Lo confieso: fui de los que creyó ciegamente en la revolución cubana. Nunca fui comunista ni acepté la aberración del partido único, pero por aquello de las circunstancias, continué opinando positivamente sobre el régimen de aquella república hermana incluso después de que Fidel Castro se definiera como marxista-leninista “hasta el último día” de su vida.
Me parecía que la nefasta política que EEUU había seguido respecto a Cuba, hasta transformarla en el prostíbulo del hampa norteamericana, había arrojado a los revolucionarios de 1959 en brazos de la URSS, como única forma de evitar una invasión al estilo de la que sufriría la República Dominicana en 1965. Y si no había libertades, ya las habría; la situación era de guerra no declarada (lo probaba la aventura de Playa Girón) y las situaciones extraordinarias requieren medidas extraordinarias. Influyó en mí y en mi persistente respaldo a aquel régimen la opinión de mi tío abuelo, el ilustre poeta don Julio Casas Araújo, que había sido embajador en la isla caribeña durante los últimos años de la dictadura de Batista y los primeros de la revolución.

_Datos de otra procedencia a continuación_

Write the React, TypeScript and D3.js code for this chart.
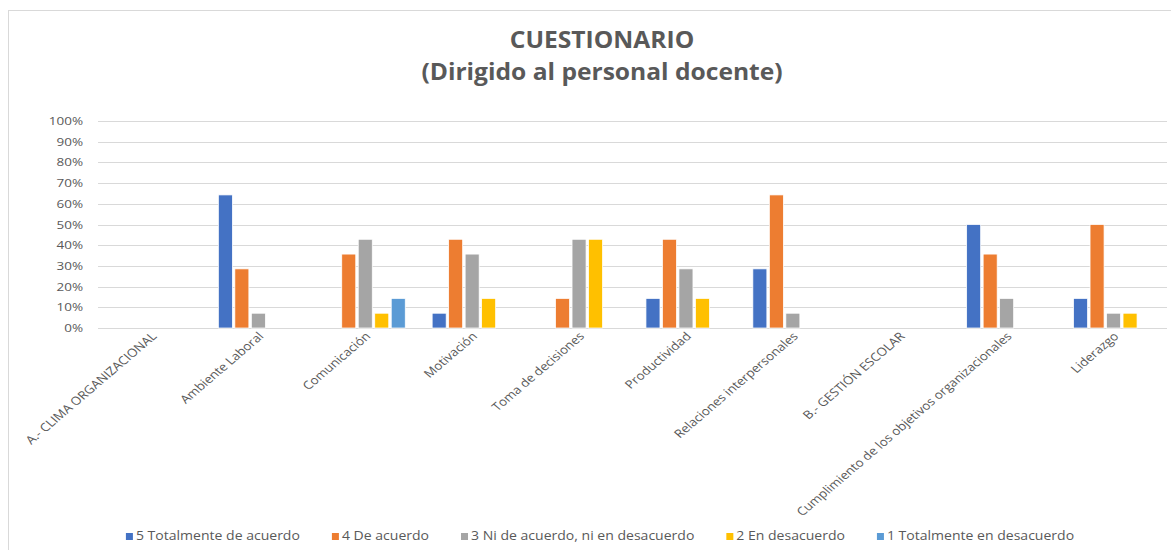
import React, { useRef, useEffect } from 'react'
import { select, scaleBand, scaleLinear } from 'd3'

const categories = [
  'A.- CLIMA ORGANIZACIONAL',
  'Ambiente Laboral',
  'Comunicación',
  'Motivación',
  'Toma de decisiones',
  'Productividad',
  'Relaciones interpersonales',
  'B.- GESTIÓN ESCOLAR',
  'Cumplimiento de los objetivos organizacionales',
  'Liderazgo',
]

const seriesNames = [
  '5 Totalmente de acuerdo',
  '4 De acuerdo',
  '3 Ni de acuerdo, ni en desacuerdo',
  '2 En desacuerdo',
  '1 Totalmente en desacuerdo',
]

// one value per category, in %
const totalmenteDeAcuerdo = [0, 64.29, 0, 7.14, 0, 14.29, 28.57, 0, 50, 14.29]
const deAcuerdo = [0, 28.57, 35.71, 42.86, 14.29, 42.86, 64.29, 0, 35.71, 50]
const niDeAcuerdo = [0, 7.14, 42.86, 35.71, 42.86, 28.57, 7.14, 0, 14.29, 7.14]
const enDesacuerdo = [0, 0, 7.14, 14.29, 42.86, 14.29, 0, 0, 0, 7.14]
const totalmenteEnDesacuerdo = [0, 0, 14.29, 0, 0, 0, 0, 0, 0, 0]

const seriesValues = [totalmenteDeAcuerdo, deAcuerdo, niDeAcuerdo, enDesacuerdo, totalmenteEnDesacuerdo]
const colors = ['#4472C4', '#ED7D31', '#A5A5A5', '#FFC000', '#5B9BD5']
const yTicks = [0, 10, 20, 30, 40, 50, 60, 70, 80, 90, 100]
const titleLines = ['CUESTIONARIO', '(Dirigido al personal docente)']

const W = 1171, H = 550
const plot = { left: 98, right: 1167, top: 121, bottom: 328 }
const SX = 1.17 // the reference is stretched horizontally
const FONT = '"Open Sans", sans-serif'
const TXT = '#595959'

export default function App() {
  const svgRef = useRef(null)

  useEffect(() => {
    const svg = select(svgRef.current)
    svg.selectAll('*').remove()

    svg.append('rect')
      .attr('x', 8.5).attr('y', 10.5)
      .attr('width', 1300).attr('height', 700)
      .attr('fill', '#fff').attr('stroke', '#D9D9D9')

    const x = scaleBand().domain(categories).range([plot.left, plot.right])
    const y = scaleLinear().domain([0, 100]).range([plot.bottom, plot.top])
    const groupW = 80
    const inner = scaleBand().domain(seriesNames).range([-groupW / 2, groupW / 2]).paddingInner(0.15)

    // title
    const title = svg.append('g').attr('font-family', FONT).attr('font-weight', 700)
      .attr('font-size', 23).attr('fill', TXT).attr('text-anchor', 'middle')
    titleLines.forEach((t, i) => {
      title.append('text')
        .attr('transform', `translate(602,${48 + i * 32}) scale(1.07,1)`)
        .text(t)
    })

    // grid + y labels
    const grid = svg.append('g')
    grid.selectAll('line').data(yTicks).join('line')
      .attr('x1', plot.left).attr('x2', plot.right)
      .attr('y1', d => Math.round(y(d)) + 0.5).attr('y2', d => Math.round(y(d)) + 0.5)
      .attr('stroke', '#D9D9D9').attr('stroke-width', 1)
    grid.selectAll('text').data(yTicks).join('text')
      .attr('transform', d => `translate(83,${y(d) + 4}) scale(${SX},1)`)
      .attr('text-anchor', 'end').attr('font-family', FONT).attr('font-size', 11.5)
      .attr('fill', TXT).text(d => d + '%')

    // bars
    const bars = svg.append('g')
    seriesNames.forEach((s, si) => {
      bars.append('g').attr('fill', colors[si])
        .selectAll('rect')
        .data(seriesValues[si].map((v, i) => ({ v, c: categories[i] })).filter(d => d.v > 0))
        .join('rect')
        .attr('x', d => (x(d.c) ?? 0) + x.bandwidth() / 2 + (inner(s) ?? 0))
        .attr('width', inner.bandwidth())
        .attr('y', d => y(d.v))
        .attr('height', d => y(0) - y(d.v))
        .attr('stroke', '#fff').attr('stroke-width', 0.75)
    })

    // category labels
    svg.append('g').selectAll('text').data(categories).join('text')
      .attr('transform', d => `translate(${(x(d) ?? 0) + x.bandwidth() / 2 + 6},${plot.bottom + 9}) scale(${SX},1) rotate(-45)`)
      .attr('text-anchor', 'end').attr('font-family', FONT).attr('font-size', 11.5)
      .attr('fill', TXT).text(d => d)

    // legend
    const legend = svg.append('g').attr('font-family', FONT).attr('font-size', 12).attr('fill', TXT)
    const items = legend.selectAll('g').data(seriesNames).join('g')
    items.append('rect').attr('width', 7).attr('height', 7).attr('y', -7)
      .attr('fill', (d, i) => colors[i])
    items.append('text').attr('transform', `translate(${10},0) scale(${SX},1)`).text(d => d)
    const widths = items.nodes().map(n => 10 + (n.querySelector('text') as SVGTextElement).getComputedTextLength() * SX)
    const gap = 32
    const total = widths.reduce((a, b) => a + b, 0) + gap * (widths.length - 1)
    let cx = 600 - total / 2
    items.attr('transform', (d, i) => {
      const t = `translate(${cx},540)`
      cx += widths[i] + gap
      return t
    })
  }, [])

  return (
    <div style={{ position: 'fixed', left: 0, top: 0 }}>
      <svg ref={svgRef} width={W} height={H} style={{ display: 'block', background: '#fff' }} />
    </div>
  )
}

Su apasionado relato de la heroica epopeya iniciada en Sierra Maestra, proveniente de un herrerista conservador, me cargaba de razón. Y así me quedé, año tras año, como un perfecto idiota, esperando una liberalización que nunca se produjo, justificando lo injustificable y amparándome en pretextos que, al final, ni a mí mismo me convencían.
Lo confieso: creí en el Frente Amplio cuando se constituyó en 1971. Blanco hasta la médula, como era, soy y seré “hasta el último día” de mi vida, creí, con Quijano, que el Partido Nacional se había transformado en una cooperativa electorera que lo inhibía de ser el vehículo de transformación que el país requería a los gritos. Y pensé, como tantos, que no había otro camino que unir a los que pensaban, sino igual, al menos parecido, para lograr un acuerdo en torno a un programa antiimperialista y antioligárquico. Milité intensamente en aquellos durísimos años en una ciudad del interior en la que para muchos ser frenteamplista era sinónimo de comunista y vendepatria, y me jugué mi parada, que aún hoy me enorgullece. Lo hice en las filas del viejo e ilustre Partido Socialista, en el que tenía raíces por parte de mi familia paterna. Ni por un momento –y quiero ser enfático en esto– me he arrepentido de esa opción política de juventud, en la que defendí valores e ideales que aún hoy estoy dispuesto a asumir; de la misma manera en que no me arrepiento –ni admito reproches por ello– de haber dejado esas filas, sin rencores ni agravios, cuando me pareció que debía hacerlo.
Lo confieso: me produce un intenso pesar el hecho de que el Frente Amplio de hoy, que no es ya la romántica fuerza reivindicativa de ayer, se niegue a admitir que el régimen cubano se ha transformado en una de las dictaduras más abyectas, corrompidas y represivas de la historia de América Latina. Me duele profundamente, como oriental, como blanco y como ex frenteamplista, que la coalición se escude, con singular cobardía y contumacia, en leguleyerías deleznables para no reconocer lo que a estas alturas ya es un asunto de simple honestidad: la urgencia de condenar sin medias tintas a un sistema devenido en vergüenza del género humano. Lo de que “los problemas de Cuba son asunto interno de la isla” (expresión casi textual de la declaración frentista) cuando el mundo entero se horroriza ante la muerte por huelga de hambre de un preso de conciencia (a la que, según parece, seguirán otras) es la negación de todo lo que pueda oler a justicia y a “progreso”.
Lo confieso: ante tamaña incongruencia con lo que deberían ser principios inalienables –el sostén de los derechos de la persona– me accede un intenso rubor del alma, y siento un consolador alivio por haber pasado la tranquera y huido de lo que dejó de ser una esperanza para transformarse en un engañoso corral de ramas.